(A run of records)
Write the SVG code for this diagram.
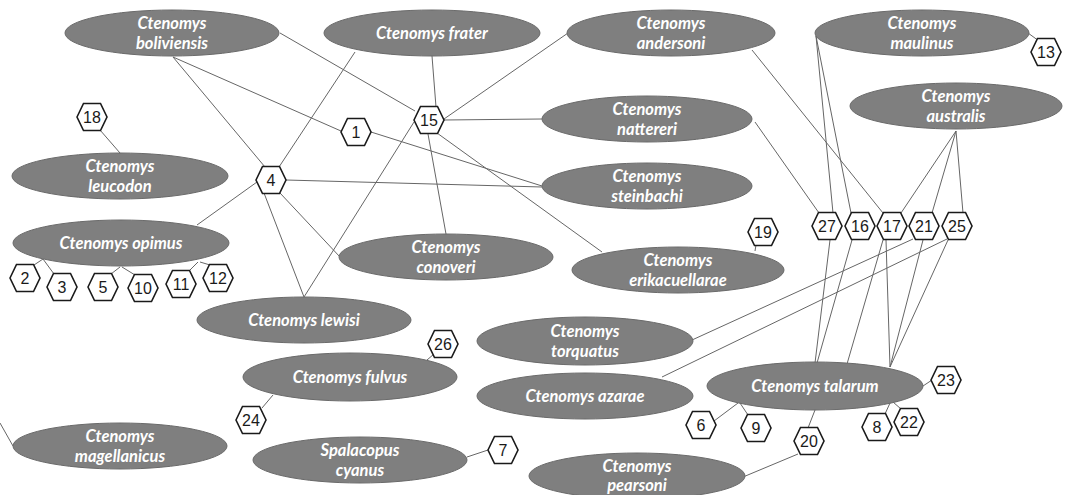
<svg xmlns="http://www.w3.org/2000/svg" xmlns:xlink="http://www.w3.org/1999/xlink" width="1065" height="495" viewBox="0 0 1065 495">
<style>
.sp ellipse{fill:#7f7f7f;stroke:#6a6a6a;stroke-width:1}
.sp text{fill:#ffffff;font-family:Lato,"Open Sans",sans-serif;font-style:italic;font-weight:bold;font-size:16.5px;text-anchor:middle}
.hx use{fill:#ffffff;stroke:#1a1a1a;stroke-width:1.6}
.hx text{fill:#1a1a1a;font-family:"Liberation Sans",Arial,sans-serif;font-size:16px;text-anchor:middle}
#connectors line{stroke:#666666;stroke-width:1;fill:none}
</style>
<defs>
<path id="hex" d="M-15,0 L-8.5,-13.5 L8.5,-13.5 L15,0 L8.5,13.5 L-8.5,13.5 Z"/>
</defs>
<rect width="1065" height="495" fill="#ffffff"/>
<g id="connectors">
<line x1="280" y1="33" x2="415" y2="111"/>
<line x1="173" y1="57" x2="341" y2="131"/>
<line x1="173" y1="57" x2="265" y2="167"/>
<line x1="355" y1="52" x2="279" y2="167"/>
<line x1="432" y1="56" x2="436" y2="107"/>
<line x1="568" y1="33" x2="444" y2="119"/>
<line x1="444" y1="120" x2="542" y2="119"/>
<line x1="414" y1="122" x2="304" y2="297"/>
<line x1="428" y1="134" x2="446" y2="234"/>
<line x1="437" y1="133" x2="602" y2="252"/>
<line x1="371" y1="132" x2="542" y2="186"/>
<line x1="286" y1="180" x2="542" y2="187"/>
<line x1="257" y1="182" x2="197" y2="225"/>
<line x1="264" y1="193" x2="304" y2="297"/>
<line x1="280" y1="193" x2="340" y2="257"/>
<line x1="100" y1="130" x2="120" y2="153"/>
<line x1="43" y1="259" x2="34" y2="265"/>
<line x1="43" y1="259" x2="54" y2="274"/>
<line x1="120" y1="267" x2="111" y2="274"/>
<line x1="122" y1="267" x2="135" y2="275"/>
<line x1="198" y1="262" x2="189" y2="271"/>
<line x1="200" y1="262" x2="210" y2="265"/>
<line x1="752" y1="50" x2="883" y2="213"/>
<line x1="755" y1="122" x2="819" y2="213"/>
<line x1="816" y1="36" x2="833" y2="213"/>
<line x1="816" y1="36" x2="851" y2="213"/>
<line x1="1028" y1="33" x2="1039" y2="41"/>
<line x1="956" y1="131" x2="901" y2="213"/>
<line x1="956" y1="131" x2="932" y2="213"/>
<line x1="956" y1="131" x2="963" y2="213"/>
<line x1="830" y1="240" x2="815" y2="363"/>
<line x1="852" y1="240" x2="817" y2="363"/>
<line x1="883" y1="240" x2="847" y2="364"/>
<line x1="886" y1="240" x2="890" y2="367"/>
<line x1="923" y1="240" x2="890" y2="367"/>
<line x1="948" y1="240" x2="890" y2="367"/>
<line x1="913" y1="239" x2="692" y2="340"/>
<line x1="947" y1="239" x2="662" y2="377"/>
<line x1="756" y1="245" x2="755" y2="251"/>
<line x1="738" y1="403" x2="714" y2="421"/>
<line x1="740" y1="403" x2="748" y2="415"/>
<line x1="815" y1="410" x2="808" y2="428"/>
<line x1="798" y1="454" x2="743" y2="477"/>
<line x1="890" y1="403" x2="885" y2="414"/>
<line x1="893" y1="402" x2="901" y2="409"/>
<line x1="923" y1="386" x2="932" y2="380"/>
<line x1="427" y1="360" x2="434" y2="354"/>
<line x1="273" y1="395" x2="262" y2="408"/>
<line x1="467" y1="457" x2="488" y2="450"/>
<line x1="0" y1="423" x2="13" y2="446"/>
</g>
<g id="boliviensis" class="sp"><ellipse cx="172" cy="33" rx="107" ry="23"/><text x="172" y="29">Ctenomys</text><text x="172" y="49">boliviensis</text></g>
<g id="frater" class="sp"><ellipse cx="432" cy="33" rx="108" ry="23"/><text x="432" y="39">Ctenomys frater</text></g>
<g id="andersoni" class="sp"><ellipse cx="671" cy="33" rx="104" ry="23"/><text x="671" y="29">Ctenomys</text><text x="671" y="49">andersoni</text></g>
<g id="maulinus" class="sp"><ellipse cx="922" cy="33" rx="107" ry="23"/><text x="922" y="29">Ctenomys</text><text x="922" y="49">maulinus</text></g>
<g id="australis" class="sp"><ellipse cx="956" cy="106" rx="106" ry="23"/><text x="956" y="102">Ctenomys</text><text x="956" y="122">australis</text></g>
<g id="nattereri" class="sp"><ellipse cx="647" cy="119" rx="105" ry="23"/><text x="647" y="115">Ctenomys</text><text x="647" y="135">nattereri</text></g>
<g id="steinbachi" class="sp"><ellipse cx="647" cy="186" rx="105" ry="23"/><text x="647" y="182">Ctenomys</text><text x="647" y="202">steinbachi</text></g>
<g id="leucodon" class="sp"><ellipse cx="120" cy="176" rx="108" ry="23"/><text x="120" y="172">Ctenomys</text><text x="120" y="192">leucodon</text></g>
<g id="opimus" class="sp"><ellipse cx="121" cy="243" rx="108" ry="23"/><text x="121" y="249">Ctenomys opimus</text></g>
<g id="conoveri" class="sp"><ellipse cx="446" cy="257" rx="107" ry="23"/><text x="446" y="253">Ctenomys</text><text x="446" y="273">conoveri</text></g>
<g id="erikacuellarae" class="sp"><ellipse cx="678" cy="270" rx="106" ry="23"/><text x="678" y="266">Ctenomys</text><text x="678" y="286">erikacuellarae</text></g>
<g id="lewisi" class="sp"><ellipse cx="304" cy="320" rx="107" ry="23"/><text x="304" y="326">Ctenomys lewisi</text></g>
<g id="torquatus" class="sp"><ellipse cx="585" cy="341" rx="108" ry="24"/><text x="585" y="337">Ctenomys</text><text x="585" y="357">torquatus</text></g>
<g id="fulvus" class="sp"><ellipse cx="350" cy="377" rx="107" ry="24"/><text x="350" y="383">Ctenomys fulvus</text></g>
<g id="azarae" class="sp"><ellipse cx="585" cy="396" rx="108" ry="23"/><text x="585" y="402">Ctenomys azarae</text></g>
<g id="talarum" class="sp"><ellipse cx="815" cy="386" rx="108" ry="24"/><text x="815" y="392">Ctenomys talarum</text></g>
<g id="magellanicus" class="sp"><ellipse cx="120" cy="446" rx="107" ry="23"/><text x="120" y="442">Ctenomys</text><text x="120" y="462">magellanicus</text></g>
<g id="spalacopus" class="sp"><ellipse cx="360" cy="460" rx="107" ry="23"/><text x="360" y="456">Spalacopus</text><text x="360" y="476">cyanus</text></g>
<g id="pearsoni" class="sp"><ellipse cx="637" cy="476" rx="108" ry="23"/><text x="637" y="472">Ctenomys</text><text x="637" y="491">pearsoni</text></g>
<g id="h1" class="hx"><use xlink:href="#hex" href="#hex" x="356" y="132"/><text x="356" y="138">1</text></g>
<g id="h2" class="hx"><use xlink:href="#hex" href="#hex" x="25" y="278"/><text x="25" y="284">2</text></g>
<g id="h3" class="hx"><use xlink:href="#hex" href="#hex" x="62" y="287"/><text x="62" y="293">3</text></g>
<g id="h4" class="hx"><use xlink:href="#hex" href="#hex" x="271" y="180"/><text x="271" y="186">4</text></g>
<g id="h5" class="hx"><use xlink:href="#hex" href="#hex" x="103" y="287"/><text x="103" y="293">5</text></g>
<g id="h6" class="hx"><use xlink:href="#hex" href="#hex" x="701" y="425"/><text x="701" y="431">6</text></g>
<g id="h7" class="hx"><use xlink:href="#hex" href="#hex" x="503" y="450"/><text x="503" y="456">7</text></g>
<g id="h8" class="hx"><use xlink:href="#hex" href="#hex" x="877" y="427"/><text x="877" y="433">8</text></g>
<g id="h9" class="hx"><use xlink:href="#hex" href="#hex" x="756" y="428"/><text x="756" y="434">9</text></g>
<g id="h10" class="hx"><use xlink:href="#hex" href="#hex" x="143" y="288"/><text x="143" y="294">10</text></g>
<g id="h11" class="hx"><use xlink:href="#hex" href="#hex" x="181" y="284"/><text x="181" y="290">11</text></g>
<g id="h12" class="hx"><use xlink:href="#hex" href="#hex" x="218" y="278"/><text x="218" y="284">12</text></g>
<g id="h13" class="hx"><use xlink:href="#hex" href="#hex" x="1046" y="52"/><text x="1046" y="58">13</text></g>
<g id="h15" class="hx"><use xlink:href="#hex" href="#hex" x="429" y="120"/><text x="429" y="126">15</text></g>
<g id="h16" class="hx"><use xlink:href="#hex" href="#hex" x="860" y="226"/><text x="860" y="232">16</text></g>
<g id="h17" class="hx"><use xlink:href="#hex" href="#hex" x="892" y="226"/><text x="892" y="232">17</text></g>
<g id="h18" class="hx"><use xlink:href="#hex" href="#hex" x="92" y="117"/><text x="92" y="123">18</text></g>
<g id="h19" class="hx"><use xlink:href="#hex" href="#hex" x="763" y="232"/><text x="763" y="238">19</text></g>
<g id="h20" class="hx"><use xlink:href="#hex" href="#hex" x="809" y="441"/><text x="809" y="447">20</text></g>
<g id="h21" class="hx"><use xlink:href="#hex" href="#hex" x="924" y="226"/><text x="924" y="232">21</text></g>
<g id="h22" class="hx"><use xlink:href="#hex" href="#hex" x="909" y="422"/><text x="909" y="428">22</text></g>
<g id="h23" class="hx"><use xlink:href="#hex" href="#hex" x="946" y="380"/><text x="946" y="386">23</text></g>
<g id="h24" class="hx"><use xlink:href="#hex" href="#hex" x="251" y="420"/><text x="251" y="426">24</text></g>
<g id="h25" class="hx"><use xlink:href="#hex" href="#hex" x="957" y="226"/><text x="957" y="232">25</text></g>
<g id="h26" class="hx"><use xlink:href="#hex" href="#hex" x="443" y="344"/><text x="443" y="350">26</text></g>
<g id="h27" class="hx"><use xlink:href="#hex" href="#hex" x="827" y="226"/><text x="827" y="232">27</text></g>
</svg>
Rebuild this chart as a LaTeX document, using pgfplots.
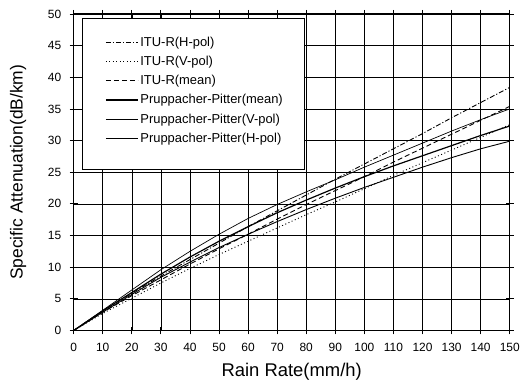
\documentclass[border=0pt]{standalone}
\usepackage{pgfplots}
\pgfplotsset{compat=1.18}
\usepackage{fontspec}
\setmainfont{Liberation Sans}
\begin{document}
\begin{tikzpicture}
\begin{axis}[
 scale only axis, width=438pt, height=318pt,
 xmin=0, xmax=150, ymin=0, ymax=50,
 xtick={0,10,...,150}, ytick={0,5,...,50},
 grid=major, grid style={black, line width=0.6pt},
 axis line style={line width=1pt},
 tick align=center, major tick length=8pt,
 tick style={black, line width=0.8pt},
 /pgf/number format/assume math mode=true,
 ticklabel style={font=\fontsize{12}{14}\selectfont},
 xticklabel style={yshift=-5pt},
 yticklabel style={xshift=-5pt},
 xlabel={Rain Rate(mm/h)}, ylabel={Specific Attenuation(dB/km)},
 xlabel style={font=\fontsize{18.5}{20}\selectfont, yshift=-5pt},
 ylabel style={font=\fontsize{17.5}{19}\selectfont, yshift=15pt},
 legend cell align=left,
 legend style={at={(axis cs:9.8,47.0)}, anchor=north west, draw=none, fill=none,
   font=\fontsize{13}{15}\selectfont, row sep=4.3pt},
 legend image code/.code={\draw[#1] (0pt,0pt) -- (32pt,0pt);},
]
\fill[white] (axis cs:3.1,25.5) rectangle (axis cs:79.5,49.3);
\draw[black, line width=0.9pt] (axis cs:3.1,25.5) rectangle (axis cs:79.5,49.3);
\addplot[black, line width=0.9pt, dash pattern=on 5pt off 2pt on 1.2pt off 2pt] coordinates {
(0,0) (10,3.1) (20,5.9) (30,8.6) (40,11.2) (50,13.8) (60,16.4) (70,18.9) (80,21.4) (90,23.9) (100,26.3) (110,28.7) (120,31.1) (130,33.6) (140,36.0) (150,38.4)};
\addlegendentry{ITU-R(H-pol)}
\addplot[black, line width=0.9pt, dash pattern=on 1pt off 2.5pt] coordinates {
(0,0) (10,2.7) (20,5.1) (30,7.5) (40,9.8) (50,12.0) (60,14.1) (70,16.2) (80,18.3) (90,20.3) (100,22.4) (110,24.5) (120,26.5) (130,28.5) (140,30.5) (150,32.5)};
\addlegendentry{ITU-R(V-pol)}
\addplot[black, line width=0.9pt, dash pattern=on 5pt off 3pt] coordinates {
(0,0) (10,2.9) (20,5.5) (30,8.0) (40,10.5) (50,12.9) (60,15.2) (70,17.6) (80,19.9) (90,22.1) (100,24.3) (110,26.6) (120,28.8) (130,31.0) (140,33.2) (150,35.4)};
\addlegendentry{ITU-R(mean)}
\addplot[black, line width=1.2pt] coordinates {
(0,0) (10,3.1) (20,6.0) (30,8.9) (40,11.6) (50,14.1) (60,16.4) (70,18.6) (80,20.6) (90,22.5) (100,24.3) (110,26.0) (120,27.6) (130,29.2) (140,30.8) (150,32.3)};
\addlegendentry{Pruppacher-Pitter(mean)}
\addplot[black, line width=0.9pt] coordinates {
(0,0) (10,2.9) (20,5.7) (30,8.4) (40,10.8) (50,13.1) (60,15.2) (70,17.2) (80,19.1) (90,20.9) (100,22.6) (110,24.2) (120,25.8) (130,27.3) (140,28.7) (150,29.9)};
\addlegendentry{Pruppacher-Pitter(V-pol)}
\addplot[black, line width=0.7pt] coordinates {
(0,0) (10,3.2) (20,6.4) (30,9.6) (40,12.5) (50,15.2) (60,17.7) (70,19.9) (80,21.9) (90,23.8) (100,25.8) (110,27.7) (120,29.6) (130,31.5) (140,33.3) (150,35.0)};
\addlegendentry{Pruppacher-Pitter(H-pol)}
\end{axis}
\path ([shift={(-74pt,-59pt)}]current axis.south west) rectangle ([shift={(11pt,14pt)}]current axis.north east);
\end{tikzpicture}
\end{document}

> [Task prompt]
Report the number of lines in the listing that include the string "this"; give nothing but the number.

> [Response to the exercise]
2